Noting that Perry had abandoned wearing cowboy boots, adopted “hipster” glasses and is now “more bookish than buckaroo,” the Post cited Perry’s ongoing effort at “intellectual reinvention”:

What he lacks in sizzle from 2011 he’s making up for with newfound substance on issues such as the economy and turmoil in the Middle East. … He sat on a panel in January with former United Nations secretary general Kofi Annan at the World Economic Forum in Davos, Switzerland. Next month, he flies to China for his second World Economic Forum and is planning a fall trip to England, Poland, Croatia, Romania and the Baltics.

Charlie Cook, the veteran political prognosticator, writing in National Journal, is paying serious attention to Perry, too. Citing coverage from The Des Moines Register, Cook writes:

A piece this Sunday on Texas Gov. Rick Perry in The Des Moines Register by the paper’s top political reporter, Jennifer Jacobs, caught my eye. Jacobs’s observations about seeing Perry on the stump in Iowa in recent days matched my impressions from a meeting with him last month. Jacobs observed that “a guy who in the past didn’t seem like he could run for a governor’s office much less the Oval Office seemed like a different candidate, Iowans said, after Perry talked about ‘prosperity and hope and freedom,’ as well as a favorite topic of his lately, immigration reform.” Jacobs went on: “‘We know how to secure the border,’ said Perry, the governor of Texas, his voice rising from quiet solemnity to a loud command, ‘and if the federal government will not do its duty, then I will suggest to you that the state of Texas will.’ ” Jacobs then noted, “That remark brought the audience of about 200 northwest Iowa Republicans to their feet for an extended standing ovation. And the room was buzzing after the 16-minute speech at the dinner, a fundraiser for nine county Republican parties.”

And Cook concludes:

Since Perry’s 2012 debacle, many observers have tended to write off his chances. But whether one agrees with him or not, he seems to have enough raw talent, combined with the benefit of past experience, that blowing him off might be premature.

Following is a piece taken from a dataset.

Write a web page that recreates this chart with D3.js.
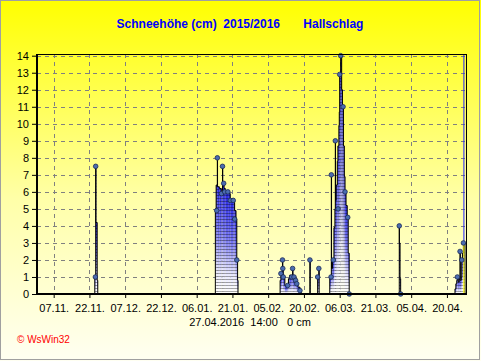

Yet in all the reporting from Iowa, most reporters had trouble finding voters ready to take Perry seriously. As the Chicago Tribune/Bloomberg reported, typically, one Iowa GOPer put it this way:

“I don’t think he is a serious candidate,” said Jim Cownie, a prominent Des Moines businessman and Republican. “I don’t think he can get going again. I think he’s perceived as being a little lacking in intelligence and he played into that when he lost his train of thought at the debate.”